Fighting the Urge
I'm probably the humanistic manifestation of knee-jerk, off-the-cuff behavior. I'm impulsive, spontaneous, and impatient by nature. There is little forethought put into my blog posts, believe it or not. I usually just sit down and it all starts spewing out. While there are advantages to a quick-thinking, rapid-fire mentality, there are just as many drawbacks. You put your foot in your mouth constantly because you say things without thinking about consequences. You rush an important detail that needed more extensive planning. You continue to think about what's next, rather than focusing on enjoying the moment. When it comes to working with the public, these personality traits need to be suppressed and restrained because patience and listening skills are key. More importantly, when it comes to evaluating a wine or whiskey, rushing to a quick conclusion is the absolute worst thing you can do. In order to better understand distilled spirits, I've had to completely remake my personality and fight against all of my instinctual urges.

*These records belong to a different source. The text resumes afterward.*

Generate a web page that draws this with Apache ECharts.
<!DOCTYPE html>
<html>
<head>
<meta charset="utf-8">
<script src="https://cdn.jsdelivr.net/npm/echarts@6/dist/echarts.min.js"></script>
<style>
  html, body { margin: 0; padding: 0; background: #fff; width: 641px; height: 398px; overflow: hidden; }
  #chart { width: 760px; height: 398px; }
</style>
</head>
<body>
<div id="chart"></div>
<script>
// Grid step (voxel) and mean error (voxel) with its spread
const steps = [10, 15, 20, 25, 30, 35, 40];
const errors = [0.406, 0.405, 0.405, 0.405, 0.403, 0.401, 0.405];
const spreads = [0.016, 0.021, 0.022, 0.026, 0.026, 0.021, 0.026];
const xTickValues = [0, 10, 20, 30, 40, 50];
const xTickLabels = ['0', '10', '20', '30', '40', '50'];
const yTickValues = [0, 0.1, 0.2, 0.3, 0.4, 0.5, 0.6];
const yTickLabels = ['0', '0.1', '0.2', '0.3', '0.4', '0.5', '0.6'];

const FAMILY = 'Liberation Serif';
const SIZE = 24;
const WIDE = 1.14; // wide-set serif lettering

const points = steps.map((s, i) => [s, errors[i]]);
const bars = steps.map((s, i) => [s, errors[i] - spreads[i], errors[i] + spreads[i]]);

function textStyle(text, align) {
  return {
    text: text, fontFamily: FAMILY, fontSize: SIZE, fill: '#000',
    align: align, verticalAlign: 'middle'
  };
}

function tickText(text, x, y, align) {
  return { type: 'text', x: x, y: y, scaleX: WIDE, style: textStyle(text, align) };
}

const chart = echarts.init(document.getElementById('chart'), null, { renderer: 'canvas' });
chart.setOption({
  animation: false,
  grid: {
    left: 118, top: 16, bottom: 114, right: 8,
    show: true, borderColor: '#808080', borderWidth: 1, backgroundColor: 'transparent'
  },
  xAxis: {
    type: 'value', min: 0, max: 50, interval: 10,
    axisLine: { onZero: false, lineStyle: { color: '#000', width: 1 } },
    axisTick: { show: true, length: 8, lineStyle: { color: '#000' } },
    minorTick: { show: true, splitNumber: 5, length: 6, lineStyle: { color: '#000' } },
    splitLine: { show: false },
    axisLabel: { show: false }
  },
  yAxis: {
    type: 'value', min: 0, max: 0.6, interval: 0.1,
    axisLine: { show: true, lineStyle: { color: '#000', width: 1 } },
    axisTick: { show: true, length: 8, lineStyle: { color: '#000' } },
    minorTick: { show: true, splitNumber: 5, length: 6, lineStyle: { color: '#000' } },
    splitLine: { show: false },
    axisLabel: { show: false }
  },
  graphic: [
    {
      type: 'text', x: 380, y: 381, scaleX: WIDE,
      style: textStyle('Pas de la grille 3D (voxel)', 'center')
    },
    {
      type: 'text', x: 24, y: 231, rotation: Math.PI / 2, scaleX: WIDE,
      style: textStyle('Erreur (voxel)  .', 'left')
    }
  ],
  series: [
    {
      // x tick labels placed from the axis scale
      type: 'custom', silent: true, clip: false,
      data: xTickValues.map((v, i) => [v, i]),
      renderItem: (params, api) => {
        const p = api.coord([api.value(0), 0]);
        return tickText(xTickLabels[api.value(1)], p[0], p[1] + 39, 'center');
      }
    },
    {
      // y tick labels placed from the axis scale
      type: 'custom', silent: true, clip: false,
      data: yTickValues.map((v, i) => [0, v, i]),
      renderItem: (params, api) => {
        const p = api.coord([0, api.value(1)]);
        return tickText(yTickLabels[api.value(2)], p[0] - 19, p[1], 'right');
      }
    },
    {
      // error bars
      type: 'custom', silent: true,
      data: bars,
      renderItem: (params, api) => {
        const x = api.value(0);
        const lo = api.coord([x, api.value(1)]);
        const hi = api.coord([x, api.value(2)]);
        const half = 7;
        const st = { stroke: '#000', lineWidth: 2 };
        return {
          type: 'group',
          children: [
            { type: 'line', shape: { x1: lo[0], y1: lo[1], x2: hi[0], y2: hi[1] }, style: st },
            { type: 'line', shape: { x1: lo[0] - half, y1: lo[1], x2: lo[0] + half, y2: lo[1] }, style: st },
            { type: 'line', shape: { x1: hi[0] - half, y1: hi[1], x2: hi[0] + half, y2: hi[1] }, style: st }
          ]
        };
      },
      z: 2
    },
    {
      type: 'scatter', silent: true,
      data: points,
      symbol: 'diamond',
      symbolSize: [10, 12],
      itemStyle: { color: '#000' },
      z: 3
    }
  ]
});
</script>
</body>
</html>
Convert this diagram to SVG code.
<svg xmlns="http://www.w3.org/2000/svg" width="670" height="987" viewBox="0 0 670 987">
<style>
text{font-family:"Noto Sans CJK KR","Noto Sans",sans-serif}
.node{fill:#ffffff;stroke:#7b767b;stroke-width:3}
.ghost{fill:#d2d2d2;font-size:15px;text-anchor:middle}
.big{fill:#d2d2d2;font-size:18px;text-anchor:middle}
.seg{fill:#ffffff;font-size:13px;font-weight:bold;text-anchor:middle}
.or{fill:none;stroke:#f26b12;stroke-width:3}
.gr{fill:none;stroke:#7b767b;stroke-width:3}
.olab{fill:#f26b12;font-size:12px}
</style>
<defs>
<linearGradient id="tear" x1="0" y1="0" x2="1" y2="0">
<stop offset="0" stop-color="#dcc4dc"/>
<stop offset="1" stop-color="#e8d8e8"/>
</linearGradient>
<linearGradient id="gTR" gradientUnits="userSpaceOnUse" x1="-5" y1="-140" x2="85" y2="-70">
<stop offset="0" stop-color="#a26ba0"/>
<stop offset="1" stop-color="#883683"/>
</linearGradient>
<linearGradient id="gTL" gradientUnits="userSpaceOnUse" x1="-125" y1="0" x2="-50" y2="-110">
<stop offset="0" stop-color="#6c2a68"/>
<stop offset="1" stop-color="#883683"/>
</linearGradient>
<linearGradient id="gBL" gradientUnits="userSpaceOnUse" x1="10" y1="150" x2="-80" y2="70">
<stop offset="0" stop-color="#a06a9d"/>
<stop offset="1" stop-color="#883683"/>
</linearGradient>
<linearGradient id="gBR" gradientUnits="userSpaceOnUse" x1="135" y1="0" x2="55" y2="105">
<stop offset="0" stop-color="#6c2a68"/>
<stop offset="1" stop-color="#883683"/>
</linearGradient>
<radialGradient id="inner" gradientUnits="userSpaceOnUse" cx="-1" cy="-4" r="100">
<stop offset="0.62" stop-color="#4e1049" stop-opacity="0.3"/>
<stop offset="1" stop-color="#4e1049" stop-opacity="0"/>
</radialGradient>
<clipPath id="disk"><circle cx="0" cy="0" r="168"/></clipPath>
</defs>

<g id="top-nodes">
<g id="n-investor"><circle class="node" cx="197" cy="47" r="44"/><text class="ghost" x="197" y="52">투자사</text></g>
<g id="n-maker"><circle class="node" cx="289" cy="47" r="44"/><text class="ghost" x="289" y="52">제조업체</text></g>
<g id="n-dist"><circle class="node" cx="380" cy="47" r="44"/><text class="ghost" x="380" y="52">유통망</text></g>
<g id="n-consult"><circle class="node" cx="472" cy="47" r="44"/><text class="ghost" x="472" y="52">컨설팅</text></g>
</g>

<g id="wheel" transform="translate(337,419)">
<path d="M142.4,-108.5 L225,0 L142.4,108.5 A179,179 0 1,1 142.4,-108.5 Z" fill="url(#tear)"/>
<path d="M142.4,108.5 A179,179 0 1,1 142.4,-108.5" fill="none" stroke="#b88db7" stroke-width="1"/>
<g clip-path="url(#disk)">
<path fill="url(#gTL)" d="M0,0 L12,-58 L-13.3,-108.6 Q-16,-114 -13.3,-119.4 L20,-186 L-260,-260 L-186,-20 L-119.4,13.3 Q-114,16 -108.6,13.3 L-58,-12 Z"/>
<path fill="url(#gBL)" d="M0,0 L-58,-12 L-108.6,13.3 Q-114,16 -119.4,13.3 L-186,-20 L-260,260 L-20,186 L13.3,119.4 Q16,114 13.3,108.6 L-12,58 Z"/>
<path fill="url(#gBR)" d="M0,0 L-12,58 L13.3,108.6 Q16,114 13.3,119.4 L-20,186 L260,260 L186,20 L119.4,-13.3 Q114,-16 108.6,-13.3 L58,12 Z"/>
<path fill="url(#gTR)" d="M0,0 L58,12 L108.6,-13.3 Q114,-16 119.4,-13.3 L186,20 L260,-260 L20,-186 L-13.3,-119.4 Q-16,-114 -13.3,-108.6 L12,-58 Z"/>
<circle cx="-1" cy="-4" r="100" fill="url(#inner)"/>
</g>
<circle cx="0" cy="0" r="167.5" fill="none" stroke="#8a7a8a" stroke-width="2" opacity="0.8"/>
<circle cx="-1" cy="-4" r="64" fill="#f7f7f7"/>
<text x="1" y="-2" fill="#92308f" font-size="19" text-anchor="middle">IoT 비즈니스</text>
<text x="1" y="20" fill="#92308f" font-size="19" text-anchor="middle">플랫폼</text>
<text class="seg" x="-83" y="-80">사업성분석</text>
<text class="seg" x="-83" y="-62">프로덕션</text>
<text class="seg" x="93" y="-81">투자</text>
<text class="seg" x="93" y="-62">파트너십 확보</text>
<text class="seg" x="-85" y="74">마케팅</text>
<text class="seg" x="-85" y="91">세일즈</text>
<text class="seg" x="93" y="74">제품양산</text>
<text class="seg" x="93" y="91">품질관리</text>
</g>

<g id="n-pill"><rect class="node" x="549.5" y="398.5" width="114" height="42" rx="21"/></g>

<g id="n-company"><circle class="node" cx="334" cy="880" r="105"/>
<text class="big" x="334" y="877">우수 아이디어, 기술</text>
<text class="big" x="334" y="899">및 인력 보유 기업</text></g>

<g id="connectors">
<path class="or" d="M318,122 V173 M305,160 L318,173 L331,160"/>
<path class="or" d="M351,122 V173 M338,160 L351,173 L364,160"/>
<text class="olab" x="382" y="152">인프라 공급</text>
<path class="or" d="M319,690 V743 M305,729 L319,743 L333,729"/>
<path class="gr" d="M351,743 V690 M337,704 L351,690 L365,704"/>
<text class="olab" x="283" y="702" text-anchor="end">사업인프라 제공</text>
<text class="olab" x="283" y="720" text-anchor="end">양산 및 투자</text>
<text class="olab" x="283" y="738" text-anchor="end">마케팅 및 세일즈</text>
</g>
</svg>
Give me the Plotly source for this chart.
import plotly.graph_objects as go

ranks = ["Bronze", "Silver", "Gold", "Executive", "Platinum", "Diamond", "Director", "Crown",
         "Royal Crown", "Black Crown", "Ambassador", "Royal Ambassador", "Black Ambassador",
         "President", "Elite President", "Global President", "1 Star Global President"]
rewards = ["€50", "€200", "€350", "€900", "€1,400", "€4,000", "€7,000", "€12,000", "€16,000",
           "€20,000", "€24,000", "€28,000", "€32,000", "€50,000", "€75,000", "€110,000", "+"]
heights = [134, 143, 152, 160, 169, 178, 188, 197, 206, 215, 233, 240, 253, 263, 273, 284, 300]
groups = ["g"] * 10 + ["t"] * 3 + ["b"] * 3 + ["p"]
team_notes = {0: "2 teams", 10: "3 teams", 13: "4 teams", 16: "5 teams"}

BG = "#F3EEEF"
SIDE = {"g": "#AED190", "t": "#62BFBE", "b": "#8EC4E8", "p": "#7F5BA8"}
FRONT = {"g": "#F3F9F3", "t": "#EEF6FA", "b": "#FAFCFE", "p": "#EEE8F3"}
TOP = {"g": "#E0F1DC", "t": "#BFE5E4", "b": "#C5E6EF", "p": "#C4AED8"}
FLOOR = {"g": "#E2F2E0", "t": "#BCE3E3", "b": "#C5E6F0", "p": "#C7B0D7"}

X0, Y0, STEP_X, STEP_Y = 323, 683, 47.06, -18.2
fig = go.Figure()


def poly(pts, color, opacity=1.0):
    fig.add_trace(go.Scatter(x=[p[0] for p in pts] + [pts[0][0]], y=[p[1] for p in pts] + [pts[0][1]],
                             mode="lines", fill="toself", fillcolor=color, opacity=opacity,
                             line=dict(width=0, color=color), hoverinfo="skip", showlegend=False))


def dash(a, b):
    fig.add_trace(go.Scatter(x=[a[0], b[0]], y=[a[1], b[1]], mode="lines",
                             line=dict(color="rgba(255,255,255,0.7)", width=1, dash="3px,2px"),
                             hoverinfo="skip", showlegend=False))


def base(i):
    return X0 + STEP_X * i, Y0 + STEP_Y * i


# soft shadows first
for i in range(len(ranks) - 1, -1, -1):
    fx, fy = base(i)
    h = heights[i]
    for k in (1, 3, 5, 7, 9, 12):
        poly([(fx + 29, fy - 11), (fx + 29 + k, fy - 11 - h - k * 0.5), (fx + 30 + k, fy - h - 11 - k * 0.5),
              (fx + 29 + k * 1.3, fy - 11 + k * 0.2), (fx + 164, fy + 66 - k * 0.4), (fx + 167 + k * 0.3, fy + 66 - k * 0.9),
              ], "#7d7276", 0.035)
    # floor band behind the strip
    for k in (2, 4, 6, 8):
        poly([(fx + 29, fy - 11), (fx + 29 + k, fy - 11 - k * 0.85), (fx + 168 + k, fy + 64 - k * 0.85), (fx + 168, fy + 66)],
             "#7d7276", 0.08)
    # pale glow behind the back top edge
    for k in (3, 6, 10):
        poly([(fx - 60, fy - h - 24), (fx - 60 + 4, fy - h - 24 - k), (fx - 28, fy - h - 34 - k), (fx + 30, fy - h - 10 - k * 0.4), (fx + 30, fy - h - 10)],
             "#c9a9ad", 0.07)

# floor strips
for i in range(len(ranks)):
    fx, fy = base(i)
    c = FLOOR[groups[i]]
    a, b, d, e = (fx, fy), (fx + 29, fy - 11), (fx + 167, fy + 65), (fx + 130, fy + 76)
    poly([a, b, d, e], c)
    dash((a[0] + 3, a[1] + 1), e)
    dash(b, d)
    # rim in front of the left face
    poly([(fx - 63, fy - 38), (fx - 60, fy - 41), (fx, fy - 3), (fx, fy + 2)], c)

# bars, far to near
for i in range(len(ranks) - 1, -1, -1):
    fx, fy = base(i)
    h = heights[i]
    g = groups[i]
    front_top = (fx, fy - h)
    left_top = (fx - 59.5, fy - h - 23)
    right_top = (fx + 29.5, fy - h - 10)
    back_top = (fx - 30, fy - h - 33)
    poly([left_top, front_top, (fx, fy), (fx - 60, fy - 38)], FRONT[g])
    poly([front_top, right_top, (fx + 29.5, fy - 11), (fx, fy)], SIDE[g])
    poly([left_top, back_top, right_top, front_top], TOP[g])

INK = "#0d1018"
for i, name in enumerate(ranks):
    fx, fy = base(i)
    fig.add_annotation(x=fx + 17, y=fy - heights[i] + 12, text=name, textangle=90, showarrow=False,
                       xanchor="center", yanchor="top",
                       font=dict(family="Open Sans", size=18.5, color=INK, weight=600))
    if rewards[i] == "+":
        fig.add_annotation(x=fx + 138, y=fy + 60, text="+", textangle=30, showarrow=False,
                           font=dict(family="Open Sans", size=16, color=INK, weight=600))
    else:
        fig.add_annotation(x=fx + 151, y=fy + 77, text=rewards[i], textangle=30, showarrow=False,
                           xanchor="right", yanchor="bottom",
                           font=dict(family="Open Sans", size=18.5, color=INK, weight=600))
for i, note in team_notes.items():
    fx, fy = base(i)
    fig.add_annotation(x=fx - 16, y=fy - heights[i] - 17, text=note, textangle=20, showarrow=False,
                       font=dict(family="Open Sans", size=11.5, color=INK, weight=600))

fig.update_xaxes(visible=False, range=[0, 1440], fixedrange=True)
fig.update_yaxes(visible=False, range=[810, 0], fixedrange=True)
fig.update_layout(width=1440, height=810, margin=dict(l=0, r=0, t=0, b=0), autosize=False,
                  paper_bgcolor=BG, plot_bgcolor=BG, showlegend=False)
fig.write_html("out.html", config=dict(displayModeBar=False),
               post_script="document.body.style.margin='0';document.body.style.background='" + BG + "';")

Despite my attempts to slow down and consider numerous view points, we're living in a society that continues to reward those who think quickly. The modern 24 hour news cycle is a gigantic panic attack of round-the-clock competition to be first. That's turned our internet culture into a similar phenomenon, with brownie points for the first person to post something to Facebook, the first to tweet on Twitter, and, of course, the first reviewer to blog about a certain whiskey. When people report quickly with opinions based on knee-jerk reactions, it usually results in a chasm of polarization, which is why most Yelp reviews about K&L either paint us as the best store in the history of mankind, or the worst place to ever spend your money. Very few reports are based on a history of multiple visits, but rather one quick trip that has not resulted in a balanced opinion over time.
I've rarely found that my thoughts about whiskey are conclusive after an initial sample. There are so many factors that can influence my feelings and my taste buds at any given moment, so it's difficult to know anything from just a few sips. New information or experiences can also change my perspective. A great example happened just this weekend at Anchor's distillery when we tasted the fermenting rye mash. I've never been a big fan of Anchor's rye whiskies, but after dipping my fingers in the tank and getting a taste of the sweet grain, I had a completely different tasting experience afterward. I understood the Anchor whiskies on an entirely different level because I saw how accurately and purely they reflected the flavors of the malted rye. It was similar to my experience at Glen Garioch when I realized how the whisky tasted exactly like the entire town of Oldmeldrum smelled.
One of my favorite customer stories at K&L involves a man who was absolutely livid with me for my review on the initial batch of Kilchoman's Machir Bay. He thought I had completely oversold the whisky and was very unhappy with his purchase. I wrote him back in an email, telling him to wait a few days, take a few more tastes, and if he still felt displeased to come by the store with the open bottle; I was willing to buy it back from him myself. A few days later the customer sent me an email, writing "I don't know if it was psychological or just that the whisky had changed, but I tried the Kilchoman again on Friday and I absolutely loved it. Am I crazy? Or can the flavors of a whisky change with oxidation? Thank you for bearing with me on this." No, sir, you are not crazy! Whisky can definitely change with oxygen, as it can change depending on what you've eaten that day, or the type of mood you're in. Rushing to a final analysis rarely results in any form of truth or helpful information.
Yet, I've sat on tasting panels where "experts" plowed through a trough of whisky samples like they were oysters, wrote down definitive notes, and awarded medals to brands based on an hour's worth of oversaturated sampling. This is no way to understand whisky, which is why it's often silly to purchase a bottle based purely on accolades and awards. But, of course, the market rewards the fastest buyer as well. We're becoming quick on the review, quick on the response, and even faster on the purchase. If you don't buy a hot new bottle when you see it, you might never get a second chance. It reminds me of my current experiences with house hunting. We've been unsuccessful with all of our bids because we're not willing to overpay and remove contingency.
"You've gotta move quickly," the expert realtors tell me. But that's exactly what I've learned not to do. Being first might initially get you what you want, but you may find out later that what you wanted wasn't exactly what you thought it to be. That's why I'm fighting all of my Pavlovian urges in favor of more careful consideration. There's really no point in getting something if you're getting it wrong.